Victor Hugo évoque souvent dans son oeuvre les miséreux, le petit peuple qui souffre, des gens humbles et modestes...
Dans un de ses poèmes très célèbre, il nous fait voir une scène champêtre, pleine d'émotions : un paysan qui parcourt les champs pour semer. Le poème est intitulé :"Saison des semailles, le soir". Et l'auteur contemple cette scène comme un véritable spectacle à "admirer". C'est bien d'admiration qu'il s'agit devant le travail accompli par ce paysan. Un véritable tableau nous est présenté, un tableau à observer avec attention et recueillement : le poète se met lui même en scène devant ce tableau, assis sous un portail.
Le moment est important, "c'est le moment crépusculaire", le moment où le jour bascule dans l'obscurité, moment de calme, d'apaisement où les formes s'estompent, où les objets et les êtres prennent des contours plus incertains, moment où le soleil se couche et où le soir se pare des couleurs dorées du couchant. Le coucher de soleil si souvent célébré par les romantiques est aussi le cadre de ce tableau...
Le paysan au centre de la scène est âgé, vêtu de "haillons". On perçoit sa misère à travers ces détails, un être affaibli, misérable, image même de la pauvreté.
Et ce paysan en mouvement ensemence son champ dans la paix du soir. On voit aussitôt qu'il fait une oeuvre utile, grâce à l'expression employée par le poète : il "jette à poignées la moisson future"... Aussitôt, avant même la récolte, on perçoit le résultat infiniment précieux de son geste : la moisson qui va nourrir les hommes !
Que de simplicité dans ce tableau ! Que d'harmonie aussi ! Le paysan croit en son labeur, il y est très attentif, on perçoit sa concentration et son amour de la terre qu'il parcourt à grand pas.
Le personnage si humble, si modeste, est ainsi magnifié : lui, si insignifiant domine de sa "haute silhouette" la terre qu'il ensemence, il devient un personnage d'exception... Perdu dans une "plaine immense", on ne voit que lui et son geste généreux et ample, son offrande à la terre...

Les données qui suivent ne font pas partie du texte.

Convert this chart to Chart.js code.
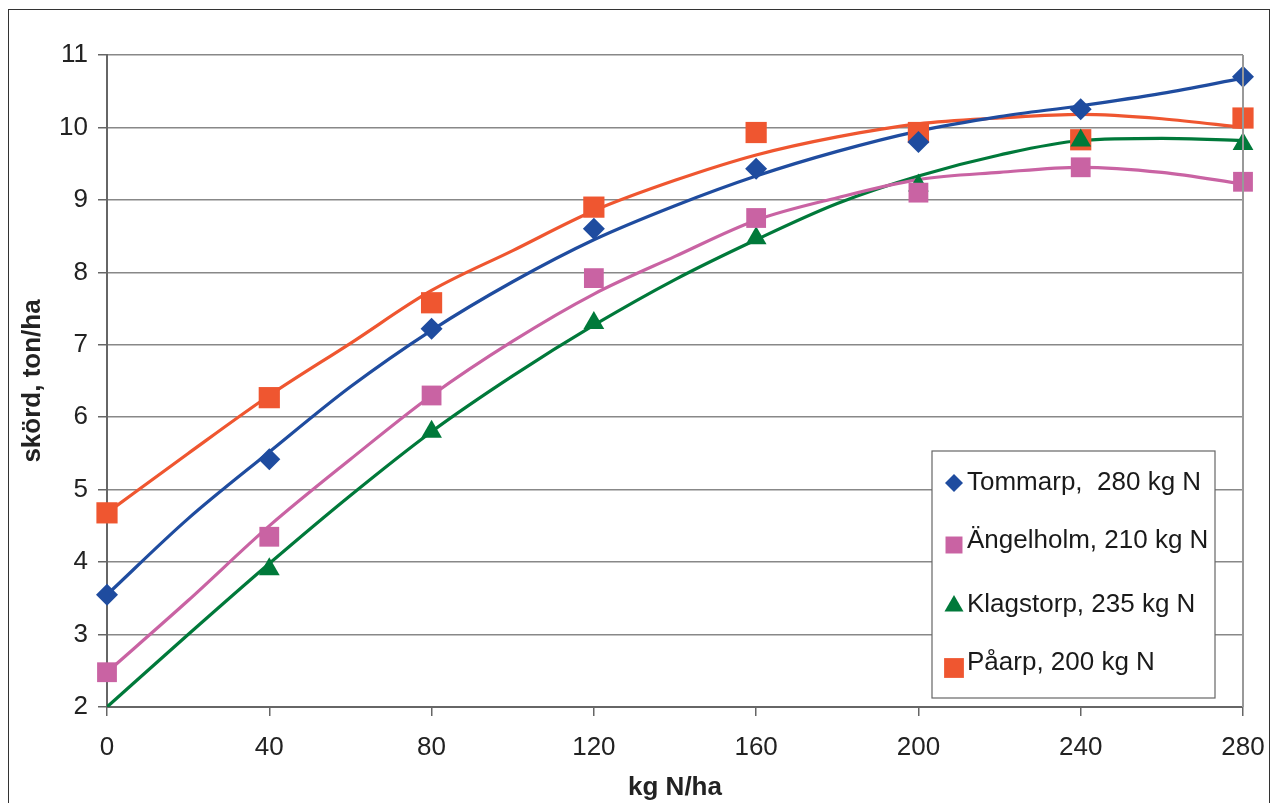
<!DOCTYPE html>
<html>
<head>
<meta charset="utf-8">
<script src="https://cdn.jsdelivr.net/npm/chart.js@4"></script>
<style>
  html, body { margin: 0; padding: 0; background: #fff; }
  #wrap { position: relative; width: 1273px; height: 803px; }
  #frame { position: absolute; left: 8px; top: 9px; width: 1262px; height: 800px; border: 1.5px solid #333; box-sizing: border-box; }
  canvas { position: absolute; left: 0; top: 0; }
</style>
</head>
<body>
<div id="wrap">
  <div id="frame"></div>
  <canvas id="chart" width="1273" height="803"></canvas>
</div>
<script>
// kvävegiva, kg N/ha
const doses = [0, 40, 80, 120, 160, 200, 240, 280];
const curveDoses = [0, 20, 40, 60, 80, 100, 120, 140, 160, 180, 200, 220, 240, 260, 280];

// uppmätta skördar
const tommarpObs = [3.55, 5.42, 7.22, 8.6, 9.43, 9.8, 10.25, 10.7];
const angelholmObs = [2.48, 4.35, 6.3, 7.92, 8.75, 9.1, 9.45, 9.25];
const klagstorpObs = [null, 3.9, 5.8, 7.3, 8.47, 9.2, 9.82, 9.77];
const paarpObs = [4.68, 6.27, 7.58, 8.9, 9.93, 9.93, 9.83, 10.13];

// anpassade kurvor
const tommarpFit = [3.55, 4.6, 5.52, 6.42, 7.2, 7.87, 8.45, 8.92, 9.33, 9.67, 9.95, 10.15, 10.3, 10.47, 10.68];
const angelholmFit = [2.48, 3.47, 4.5, 5.42, 6.3, 7.05, 7.7, 8.22, 8.72, 9.03, 9.28, 9.38, 9.45, 9.38, 9.22];
const klagstorpFit = [2.0, 3.0, 3.98, 4.92, 5.8, 6.57, 7.27, 7.9, 8.45, 8.95, 9.33, 9.62, 9.82, 9.85, 9.82];
const paarpFit = [4.68, 5.5, 6.3, 7.02, 7.75, 8.3, 8.85, 9.27, 9.62, 9.87, 10.05, 10.13, 10.18, 10.12, 10.0];

const yTicks = [2, 3, 4, 5, 6, 7, 8, 9, 10, 11];
const xTicks = [0, 40, 80, 120, 160, 200, 240, 280];

const seriesNames = ["Tommarp,  280 kg N", "Ängelholm, 210 kg N", "Klagstorp, 235 kg N", "Påarp, 200 kg N"];
const colors = ["#1f4c9f", "#c963a3", "#00793a", "#ef5630"];
const markers = ["rectRot", "rect", "triangle", "rect"];
const markerSizes = [11, 14, 12, 15];

const FONT = "'Liberation Sans', Arial, sans-serif";

function pts(xs, ys) {
    return xs.map((x, i) => ({ x: x, y: ys[i] }));
}

const fits = [tommarpFit, angelholmFit, klagstorpFit, paarpFit];
const obs = [tommarpObs, angelholmObs, klagstorpObs, paarpObs];

const datasets = [];
fits.forEach((f, i) => {
    datasets.push({
        type: "line",
        label: seriesNames[i] + " fit",
        data: pts(curveDoses, f),
        borderColor: colors[i],
        borderWidth: 3.2,
        pointRadius: 0,
        tension: 0.4,
        cubicInterpolationMode: "monotone",
        order: 2
    });
});
obs.forEach((o, i) => {
    datasets.push({
        type: "scatter",
        label: seriesNames[i],
        data: pts(doses, o),
        backgroundColor: colors[i],
        borderColor: colors[i],
        borderWidth: 0,
        pointStyle: markers[i],
        pointRadius: markerSizes[i],
        pointHoverRadius: markerSizes[i],
        clip: false,
        order: 1
    });
});

// legend box inside plot
const legendBox = {
    id: "legendBox",
    afterDraw(chart) {
        const ctx = chart.ctx;
        const bx = 932, by = 451, bw = 283, bh = 247;
        ctx.save();
        ctx.fillStyle = "#fff";
        ctx.fillRect(bx, by, bw, bh);
        ctx.strokeStyle = "#666";
        ctx.lineWidth = 1.2;
        ctx.strokeRect(bx, by, bw, bh);
        const rows = [483, 541, 605, 663];
        ctx.font = "26px " + FONT;
        ctx.textBaseline = "middle";
        seriesNames.forEach((name, i) => {
            ctx.fillStyle = colors[i];
            ctx.strokeStyle = colors[i];
            Chart.helpers.drawPoint(ctx, { pointStyle: markers[i], radius: [9, 12, 11, 14][i], rotation: 0, borderWidth: 0 }, 954, rows[i] + [0, 4, 1, 5][i]);
            ctx.fillStyle = "#1a1a1a";
            ctx.fillText(name, 967, rows[i]);
        });
        // right border of plot area
        const a = chart.chartArea;
        ctx.strokeStyle = "#999";
        ctx.lineWidth = 2;
        ctx.beginPath();
        ctx.moveTo(a.right, a.top);
        ctx.lineTo(a.right, a.bottom);
        ctx.stroke();
        ctx.restore();
    }
};

new Chart(document.getElementById("chart").getContext("2d"), {
    data: { datasets },
    options: {
        responsive: false,
        animation: false,
        layout: { padding: { top: 55, right: 30, left: 0, bottom: 0 } },
        plugins: {
            legend: { display: false },
            tooltip: { enabled: false }
        },
        scales: {
            x: {
                type: "linear",
                min: 0,
                max: 280,
                afterBuildTicks: (s) => { s.ticks = xTicks.map(v => ({ value: v })); },
                afterFit: (s) => { s.height = 96; s.paddingLeft = 0; s.paddingRight = 0; },
                border: { color: "#666", width: 2 },
                grid: {
                    drawOnChartArea: false,
                    tickLength: 9,
                    tickColor: "#666",
                    lineWidth: 1.5
                },
                ticks: {
                    color: "#222",
                    font: { family: FONT, size: 26 },
                    padding: 16
                },
                title: {
                    display: true,
                    text: "kg N/ha",
                    color: "#222",
                    font: { family: FONT, size: 26, weight: "bold" },
                    padding: { top: 0, bottom: 0 }
                }
            },
            y: {
                min: 2,
                max: 11,
                afterBuildTicks: (s) => { s.ticks = yTicks.map(v => ({ value: v })); },
                afterFit: (s) => { s.width = 107; s.paddingTop = 0; s.paddingBottom = 0; },
                border: { color: "#666", width: 2 },
                grid: {
                    color: "#888",
                    lineWidth: 1.5,
                    tickLength: 9,
                    tickColor: "#666"
                },
                ticks: {
                    color: "#222",
                    font: { family: FONT, size: 26 },
                    padding: 10
                },
                title: {
                    display: true,
                    text: "skörd, ton/ha",
                    color: "#222",
                    font: { family: FONT, size: 26, weight: "bold" },
                    padding: { top: 17, bottom: 0 }
                }
            }
        }
    },
    plugins: [legendBox]
});
</script>
</body>
</html>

Les verbes de mouvement, d'action, ponctués de virgules traduisent ses gestes répétés, amples et incessants.
La fin du poème revient sur l'auteur qui observe la scène et qui devient, devant ce spectacle plein de grandeur, un "obscur témoin"... Le poète ne peut qu'admirer ce paysan aux mouvements réguliers, et voit en lui un être relié au divin, à l'essence même du monde : le paysan semble par son geste s'unir aux étoiles et rejoindre une harmonie suprême : son travail le sanctifie, le rend plein de majesté, le transfigure...
Ce poème rend un hommage émouvant au dur labeur des paysans, à leur tâche ingrate mais si utile et indispensable à l'humanité. Le texte est magnifique dans sa simplicité. Il peut rappeler certaines toiles de Millet, grand peintre du 19ème siècle spécialisé dans des scènes paysannes. Le plus célèbre de ses tableaux est l'Angélus. Au milieu des champs, deux paysans ont posé leurs outils pour se mettre en prière tandis qu'on devine l'angélus sonner au clocher lointain. On retrouve chez ce peintre la même impression de recueillement, d'apaisement, de simplicité émouvante que dans le poème de Victor Hugo.
Certes,le"geste auguste du semeur" a aujourd'hui disparu en raison de la mécanisation, mais ce poème traduit bien le respect que l'on doit avoir devant le labeur d'un simple paysan.